Find and fix your labeling mistakes

The quality of your training data is the single most important factor in your model’s performance. Labeling mistakes can silently degrade performance, but your model itself can be a powerful tool for finding them. When a high-confidence model prediction contradicts a ground truth label, it’s a strong signal that the human labeler may have made a mistake.

How to find labeling mistakes

  1. **Filter for prediction disagreements: **Just as before, navigate to your model run and add a filter for iou < 0.5 to find where predictions and ground truth labels do not align.
  2. Sort by highest confidence:
    • In the Sort by dropdown menu, select Confidence.
    • This time, choose Descending order (arrow pointing down).
    • This surfaces data rows where the model was very confident (> 0.9) but its prediction still disagreed with the ground truth—a strong indicator of a potential labeling error.
  3. Inspect the data: Click on the top results to inspect them. If the model’s prediction looks correct and the ground truth label is clearly wrong, you’ve found a labeling mistake.
  4. Use the projector view to spot outliers:
    • Navigate to the Projector tab.
    • In the display options, choose to Color by: Feature schema (your ground truth classes).
    • Look for “islands” of a single color within a larger cluster of a different color. For example, a single blue dot (labeled ‘car’) in the middle of a large red cluster (labeled ‘truck’) is very likely a mislabeled data point. Click on the dot to view the data row directly.

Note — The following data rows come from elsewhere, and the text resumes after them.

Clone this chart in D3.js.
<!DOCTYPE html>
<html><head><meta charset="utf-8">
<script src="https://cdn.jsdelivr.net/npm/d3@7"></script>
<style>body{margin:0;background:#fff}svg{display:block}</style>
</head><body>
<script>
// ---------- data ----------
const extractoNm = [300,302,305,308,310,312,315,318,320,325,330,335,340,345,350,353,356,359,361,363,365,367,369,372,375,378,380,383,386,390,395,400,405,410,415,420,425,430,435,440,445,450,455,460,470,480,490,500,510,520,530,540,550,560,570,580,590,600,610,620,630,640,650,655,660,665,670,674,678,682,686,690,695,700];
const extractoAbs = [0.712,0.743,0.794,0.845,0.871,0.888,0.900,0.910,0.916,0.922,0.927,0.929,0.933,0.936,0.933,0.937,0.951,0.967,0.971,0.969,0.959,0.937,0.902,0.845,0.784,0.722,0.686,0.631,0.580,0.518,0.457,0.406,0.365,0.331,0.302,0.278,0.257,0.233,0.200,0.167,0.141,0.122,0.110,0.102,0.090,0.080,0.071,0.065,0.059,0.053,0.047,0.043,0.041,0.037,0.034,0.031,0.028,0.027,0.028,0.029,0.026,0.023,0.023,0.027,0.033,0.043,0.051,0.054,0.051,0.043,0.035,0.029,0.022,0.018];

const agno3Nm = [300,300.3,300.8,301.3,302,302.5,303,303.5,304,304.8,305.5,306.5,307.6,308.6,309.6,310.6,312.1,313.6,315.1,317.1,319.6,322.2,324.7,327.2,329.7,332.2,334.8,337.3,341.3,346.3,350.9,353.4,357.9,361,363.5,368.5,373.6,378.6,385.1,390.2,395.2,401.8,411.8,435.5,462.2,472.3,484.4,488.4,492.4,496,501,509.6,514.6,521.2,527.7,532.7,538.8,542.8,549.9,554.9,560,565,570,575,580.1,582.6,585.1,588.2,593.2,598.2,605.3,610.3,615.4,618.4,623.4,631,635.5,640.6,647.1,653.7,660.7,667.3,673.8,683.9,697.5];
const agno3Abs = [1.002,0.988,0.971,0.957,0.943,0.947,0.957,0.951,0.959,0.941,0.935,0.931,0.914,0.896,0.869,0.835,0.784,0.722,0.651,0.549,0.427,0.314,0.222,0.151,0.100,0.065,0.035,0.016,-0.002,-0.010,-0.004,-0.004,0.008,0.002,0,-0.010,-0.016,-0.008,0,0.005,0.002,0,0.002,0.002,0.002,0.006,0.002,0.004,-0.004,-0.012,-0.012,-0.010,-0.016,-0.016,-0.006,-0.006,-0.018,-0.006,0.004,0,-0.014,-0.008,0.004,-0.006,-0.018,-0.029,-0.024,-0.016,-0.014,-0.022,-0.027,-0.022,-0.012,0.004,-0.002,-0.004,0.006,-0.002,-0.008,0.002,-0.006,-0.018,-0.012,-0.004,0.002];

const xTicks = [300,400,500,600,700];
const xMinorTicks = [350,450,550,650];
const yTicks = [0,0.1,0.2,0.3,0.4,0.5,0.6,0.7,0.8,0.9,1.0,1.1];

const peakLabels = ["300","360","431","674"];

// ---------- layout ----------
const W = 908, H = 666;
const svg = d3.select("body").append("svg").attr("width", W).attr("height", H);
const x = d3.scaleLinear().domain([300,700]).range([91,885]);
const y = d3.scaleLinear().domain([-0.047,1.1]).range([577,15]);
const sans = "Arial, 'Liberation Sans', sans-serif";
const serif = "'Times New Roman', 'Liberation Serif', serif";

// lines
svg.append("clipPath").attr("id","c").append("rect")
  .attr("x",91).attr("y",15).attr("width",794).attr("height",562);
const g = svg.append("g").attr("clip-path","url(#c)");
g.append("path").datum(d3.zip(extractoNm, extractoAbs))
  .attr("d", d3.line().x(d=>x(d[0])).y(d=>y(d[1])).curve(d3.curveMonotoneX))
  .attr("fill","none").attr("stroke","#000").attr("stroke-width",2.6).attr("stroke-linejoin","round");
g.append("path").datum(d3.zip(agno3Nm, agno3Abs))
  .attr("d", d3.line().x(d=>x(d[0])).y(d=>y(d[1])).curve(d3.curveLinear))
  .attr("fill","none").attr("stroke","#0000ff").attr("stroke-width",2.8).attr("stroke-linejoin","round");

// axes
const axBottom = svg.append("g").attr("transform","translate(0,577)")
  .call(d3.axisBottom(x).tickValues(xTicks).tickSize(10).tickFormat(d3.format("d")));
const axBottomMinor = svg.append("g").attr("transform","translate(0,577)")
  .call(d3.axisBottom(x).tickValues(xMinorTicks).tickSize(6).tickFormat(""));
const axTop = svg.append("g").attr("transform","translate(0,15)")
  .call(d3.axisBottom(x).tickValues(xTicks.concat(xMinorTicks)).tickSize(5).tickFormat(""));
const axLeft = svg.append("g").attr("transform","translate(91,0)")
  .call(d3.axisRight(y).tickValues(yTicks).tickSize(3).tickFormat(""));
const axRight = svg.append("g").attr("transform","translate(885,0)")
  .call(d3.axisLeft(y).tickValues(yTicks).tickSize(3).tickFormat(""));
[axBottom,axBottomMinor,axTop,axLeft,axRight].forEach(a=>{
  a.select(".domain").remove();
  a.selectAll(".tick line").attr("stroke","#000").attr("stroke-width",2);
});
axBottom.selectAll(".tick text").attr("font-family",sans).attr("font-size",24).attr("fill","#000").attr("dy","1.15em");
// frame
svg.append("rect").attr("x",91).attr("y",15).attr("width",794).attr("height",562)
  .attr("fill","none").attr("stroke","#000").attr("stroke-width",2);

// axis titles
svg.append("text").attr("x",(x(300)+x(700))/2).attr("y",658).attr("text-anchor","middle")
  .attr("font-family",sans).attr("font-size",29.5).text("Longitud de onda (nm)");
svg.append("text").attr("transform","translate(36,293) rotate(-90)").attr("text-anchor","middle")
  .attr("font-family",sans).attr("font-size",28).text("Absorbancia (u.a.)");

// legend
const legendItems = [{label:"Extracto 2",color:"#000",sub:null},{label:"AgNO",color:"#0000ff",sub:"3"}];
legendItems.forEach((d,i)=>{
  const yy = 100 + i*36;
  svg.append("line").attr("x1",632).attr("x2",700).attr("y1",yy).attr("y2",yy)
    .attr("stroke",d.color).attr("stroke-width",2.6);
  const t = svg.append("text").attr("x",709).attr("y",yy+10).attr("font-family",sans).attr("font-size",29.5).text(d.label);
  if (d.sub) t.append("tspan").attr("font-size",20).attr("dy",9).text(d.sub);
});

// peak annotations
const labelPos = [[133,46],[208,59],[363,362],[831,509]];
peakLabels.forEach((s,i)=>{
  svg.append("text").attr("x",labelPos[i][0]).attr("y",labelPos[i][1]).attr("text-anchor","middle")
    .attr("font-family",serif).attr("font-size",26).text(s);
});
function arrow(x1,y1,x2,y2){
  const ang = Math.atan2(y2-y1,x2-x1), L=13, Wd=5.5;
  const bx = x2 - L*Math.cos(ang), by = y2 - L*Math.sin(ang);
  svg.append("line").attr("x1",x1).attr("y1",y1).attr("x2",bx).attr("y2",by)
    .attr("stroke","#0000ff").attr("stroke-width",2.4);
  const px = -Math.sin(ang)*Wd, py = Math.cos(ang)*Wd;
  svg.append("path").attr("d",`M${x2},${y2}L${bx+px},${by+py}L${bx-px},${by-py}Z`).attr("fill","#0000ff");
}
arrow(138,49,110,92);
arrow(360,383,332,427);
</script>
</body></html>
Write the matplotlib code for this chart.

How to fix labeling mistakes

  1. Select data rows with confirmed mistakes: In the gallery view of your model run, use the checkboxes to select all the data rows that you have confirmed contain labeling errors.
  2. Open the selection in Catalog: In the menu at the bottom of the screen, click Open in Catalog.
  3. Tag for re-labeling:
    • With the items still selected in Catalog, go to the Metadata panel on the right.
    • Click the + icon to add a new tag.
    • Create and apply a tag named re-label or rework.
  4. Filter and send to the rework step in your project:
    • Go to your labeling project and navigate to the Data Rows tab.
    • Create a filter for Metadata, and select the re-label tag you just created.
    • Select all the filtered data rows.
    • Click the Send to Rework button. This will put the data back into the labeling queue for correction.

Prioritize high-value data to label (active learning)

Labeling data is often the most expensive and time-consuming part of any machine learning project. Active learning is a strategy that helps you maximize your return on investment by intelligently selecting which data to label next. Instead of labeling data at random, you focus your efforts on the examples that your model finds most confusing. The intuition is simple: the model learns more from data it is uncertain about than from data it can already predict with high confidence.

How to perform uncertainty sampling

  1. Generate predictions on unlabeled data: Use your currently trained model to generate predictions and confidence scores on a large pool of your unlabeled data.
  2. Upload predictions to a new model run:
    • Go to the Models tab and select your model.
    • Click + New model run.
    • Follow the instructions to upload your unlabeled data rows along with the corresponding model predictions and confidence scores in the specified format.
  3. Sort by lowest confidence:
    • Once the model run is created, open it.
    • Go to the Sort by dropdown menu at the top of the gallery.
    • Select Confidence and choose Ascending order. This will surface the data your model is most uncertain about.
  4. Select and batch the most uncertain data:
    • Select the top N data rows from the sorted list by using the checkboxes. This N is your budget for how much new data you want to label.
    • From the menu at the bottom, click + Add to batch.
    • Give the batch a descriptive name, like “Uncertainty sampling batch 1”.
  5. Assign the batch for labeling:
    • Navigate to your labeling project.
    • Find the new batch you just created, select it, and assign it to your labelers.
  6. Retrain your model: After this high-value data has been labeled, add it to your training dataset and retrain your model. This targeted approach should yield a more significant performance improvement than randomly sampling data.